* [What is asked] Write each line out exactly, leaving none out.
--- Start Data segment ---
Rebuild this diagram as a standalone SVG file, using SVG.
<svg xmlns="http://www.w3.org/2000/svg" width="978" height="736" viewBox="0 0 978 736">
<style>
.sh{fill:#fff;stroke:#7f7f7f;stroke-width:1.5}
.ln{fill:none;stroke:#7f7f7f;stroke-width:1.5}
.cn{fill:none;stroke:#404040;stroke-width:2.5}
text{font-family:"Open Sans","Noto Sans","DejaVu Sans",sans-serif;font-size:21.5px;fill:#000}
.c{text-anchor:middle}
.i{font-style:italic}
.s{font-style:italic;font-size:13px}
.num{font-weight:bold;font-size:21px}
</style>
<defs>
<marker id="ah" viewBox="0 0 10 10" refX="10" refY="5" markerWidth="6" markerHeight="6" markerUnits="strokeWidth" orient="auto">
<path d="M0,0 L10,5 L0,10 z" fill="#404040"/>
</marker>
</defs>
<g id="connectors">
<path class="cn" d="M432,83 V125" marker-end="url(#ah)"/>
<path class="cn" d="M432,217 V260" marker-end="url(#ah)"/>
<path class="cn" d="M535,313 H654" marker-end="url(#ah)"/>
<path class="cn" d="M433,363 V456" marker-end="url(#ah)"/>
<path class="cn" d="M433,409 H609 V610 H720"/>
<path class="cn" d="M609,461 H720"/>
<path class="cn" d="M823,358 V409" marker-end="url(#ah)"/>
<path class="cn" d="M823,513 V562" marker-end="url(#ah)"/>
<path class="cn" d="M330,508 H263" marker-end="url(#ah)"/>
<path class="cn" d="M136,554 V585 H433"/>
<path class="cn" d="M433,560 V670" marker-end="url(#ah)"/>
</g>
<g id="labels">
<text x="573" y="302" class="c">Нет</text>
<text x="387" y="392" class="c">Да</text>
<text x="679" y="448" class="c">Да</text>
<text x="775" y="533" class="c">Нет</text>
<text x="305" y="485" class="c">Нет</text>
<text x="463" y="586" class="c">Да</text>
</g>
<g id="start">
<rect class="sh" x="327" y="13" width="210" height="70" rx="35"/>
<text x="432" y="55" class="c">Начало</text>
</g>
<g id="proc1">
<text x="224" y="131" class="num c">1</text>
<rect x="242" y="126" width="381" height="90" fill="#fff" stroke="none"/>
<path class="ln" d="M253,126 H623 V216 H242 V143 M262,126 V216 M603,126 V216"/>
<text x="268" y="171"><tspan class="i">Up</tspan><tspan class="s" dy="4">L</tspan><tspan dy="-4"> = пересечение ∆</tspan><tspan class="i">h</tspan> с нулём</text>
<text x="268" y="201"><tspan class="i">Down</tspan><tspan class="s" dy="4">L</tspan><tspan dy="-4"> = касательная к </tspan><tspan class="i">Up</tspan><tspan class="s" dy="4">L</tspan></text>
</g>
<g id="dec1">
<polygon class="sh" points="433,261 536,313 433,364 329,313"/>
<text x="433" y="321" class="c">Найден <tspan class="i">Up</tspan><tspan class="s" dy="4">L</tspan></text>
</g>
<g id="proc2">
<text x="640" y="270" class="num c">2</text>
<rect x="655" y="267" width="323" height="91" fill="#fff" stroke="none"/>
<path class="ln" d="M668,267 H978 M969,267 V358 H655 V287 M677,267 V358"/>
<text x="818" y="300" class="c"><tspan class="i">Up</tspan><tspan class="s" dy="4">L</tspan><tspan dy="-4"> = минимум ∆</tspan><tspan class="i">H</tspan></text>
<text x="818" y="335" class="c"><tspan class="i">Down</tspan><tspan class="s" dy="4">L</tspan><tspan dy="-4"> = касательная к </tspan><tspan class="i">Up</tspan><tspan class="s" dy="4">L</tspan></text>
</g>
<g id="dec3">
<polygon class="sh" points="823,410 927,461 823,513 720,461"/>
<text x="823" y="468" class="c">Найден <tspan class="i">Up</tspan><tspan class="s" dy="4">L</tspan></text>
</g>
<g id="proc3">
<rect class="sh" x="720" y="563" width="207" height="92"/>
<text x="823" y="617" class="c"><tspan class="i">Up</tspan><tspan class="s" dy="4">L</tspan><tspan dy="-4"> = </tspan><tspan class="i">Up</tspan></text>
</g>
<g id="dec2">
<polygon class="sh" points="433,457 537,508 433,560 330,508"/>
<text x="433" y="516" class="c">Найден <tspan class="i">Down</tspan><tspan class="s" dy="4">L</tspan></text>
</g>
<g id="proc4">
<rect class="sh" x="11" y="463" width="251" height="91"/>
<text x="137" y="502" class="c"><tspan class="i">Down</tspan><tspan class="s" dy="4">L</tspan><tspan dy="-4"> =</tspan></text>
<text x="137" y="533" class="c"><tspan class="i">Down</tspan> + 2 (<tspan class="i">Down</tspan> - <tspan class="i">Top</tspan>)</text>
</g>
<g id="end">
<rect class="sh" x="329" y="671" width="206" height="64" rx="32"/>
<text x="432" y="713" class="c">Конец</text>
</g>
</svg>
--- End Data segment ---
* [Solved problem]
Rebuild this diagram as a standalone SVG file, using SVG.
<svg xmlns="http://www.w3.org/2000/svg" width="978" height="736" viewBox="0 0 978 736">
<style>
.sh{fill:#fff;stroke:#7f7f7f;stroke-width:1.5}
.ln{fill:none;stroke:#7f7f7f;stroke-width:1.5}
.cn{fill:none;stroke:#404040;stroke-width:2.5}
text{font-family:"Open Sans","Noto Sans","DejaVu Sans",sans-serif;font-size:21.5px;fill:#000}
.c{text-anchor:middle}
.i{font-style:italic}
.s{font-style:italic;font-size:13px}
.num{font-weight:bold;font-size:21px}
</style>
<defs>
<marker id="ah" viewBox="0 0 10 10" refX="10" refY="5" markerWidth="6" markerHeight="6" markerUnits="strokeWidth" orient="auto">
<path d="M0,0 L10,5 L0,10 z" fill="#404040"/>
</marker>
</defs>
<g id="connectors">
<path class="cn" d="M432,83 V125" marker-end="url(#ah)"/>
<path class="cn" d="M432,217 V260" marker-end="url(#ah)"/>
<path class="cn" d="M535,313 H654" marker-end="url(#ah)"/>
<path class="cn" d="M433,363 V456" marker-end="url(#ah)"/>
<path class="cn" d="M433,409 H609 V610 H720"/>
<path class="cn" d="M609,461 H720"/>
<path class="cn" d="M823,358 V409" marker-end="url(#ah)"/>
<path class="cn" d="M823,513 V562" marker-end="url(#ah)"/>
<path class="cn" d="M330,508 H263" marker-end="url(#ah)"/>
<path class="cn" d="M136,554 V585 H433"/>
<path class="cn" d="M433,560 V670" marker-end="url(#ah)"/>
</g>
<g id="labels">
<text x="573" y="302" class="c">Нет</text>
<text x="387" y="392" class="c">Да</text>
<text x="679" y="448" class="c">Да</text>
<text x="775" y="533" class="c">Нет</text>
<text x="305" y="485" class="c">Нет</text>
<text x="463" y="586" class="c">Да</text>
</g>
<g id="start">
<rect class="sh" x="327" y="13" width="210" height="70" rx="35"/>
<text x="432" y="55" class="c">Начало</text>
</g>
<g id="proc1">
<text x="224" y="131" class="num c">1</text>
<rect x="242" y="126" width="381" height="90" fill="#fff" stroke="none"/>
<path class="ln" d="M253,126 H623 V216 H242 V143 M262,126 V216 M603,126 V216"/>
<text x="268" y="171"><tspan class="i">Up</tspan><tspan class="s" dy="4">L</tspan><tspan dy="-4"> = пересечение ∆</tspan><tspan class="i">h</tspan> с нулём</text>
<text x="268" y="201"><tspan class="i">Down</tspan><tspan class="s" dy="4">L</tspan><tspan dy="-4"> = касательная к </tspan><tspan class="i">Up</tspan><tspan class="s" dy="4">L</tspan></text>
</g>
<g id="dec1">
<polygon class="sh" points="433,261 536,313 433,364 329,313"/>
<text x="433" y="321" class="c">Найден <tspan class="i">Up</tspan><tspan class="s" dy="4">L</tspan></text>
</g>
<g id="proc2">
<text x="640" y="270" class="num c">2</text>
<rect x="655" y="267" width="323" height="91" fill="#fff" stroke="none"/>
<path class="ln" d="M668,267 H978 M969,267 V358 H655 V287 M677,267 V358"/>
<text x="818" y="300" class="c"><tspan class="i">Up</tspan><tspan class="s" dy="4">L</tspan><tspan dy="-4"> = минимум ∆</tspan><tspan class="i">H</tspan></text>
<text x="818" y="335" class="c"><tspan class="i">Down</tspan><tspan class="s" dy="4">L</tspan><tspan dy="-4"> = касательная к </tspan><tspan class="i">Up</tspan><tspan class="s" dy="4">L</tspan></text>
</g>
<g id="dec3">
<polygon class="sh" points="823,410 927,461 823,513 720,461"/>
<text x="823" y="468" class="c">Найден <tspan class="i">Up</tspan><tspan class="s" dy="4">L</tspan></text>
</g>
<g id="proc3">
<rect class="sh" x="720" y="563" width="207" height="92"/>
<text x="823" y="617" class="c"><tspan class="i">Up</tspan><tspan class="s" dy="4">L</tspan><tspan dy="-4"> = </tspan><tspan class="i">Up</tspan></text>
</g>
<g id="dec2">
<polygon class="sh" points="433,457 537,508 433,560 330,508"/>
<text x="433" y="516" class="c">Найден <tspan class="i">Down</tspan><tspan class="s" dy="4">L</tspan></text>
</g>
<g id="proc4">
<rect class="sh" x="11" y="463" width="251" height="91"/>
<text x="137" y="502" class="c"><tspan class="i">Down</tspan><tspan class="s" dy="4">L</tspan><tspan dy="-4"> =</tspan></text>
<text x="137" y="533" class="c"><tspan class="i">Down</tspan> + 2 (<tspan class="i">Down</tspan> - <tspan class="i">Top</tspan>)</text>
</g>
<g id="end">
<rect class="sh" x="329" y="671" width="206" height="64" rx="32"/>
<text x="432" y="713" class="c">Конец</text>
</g>
</svg>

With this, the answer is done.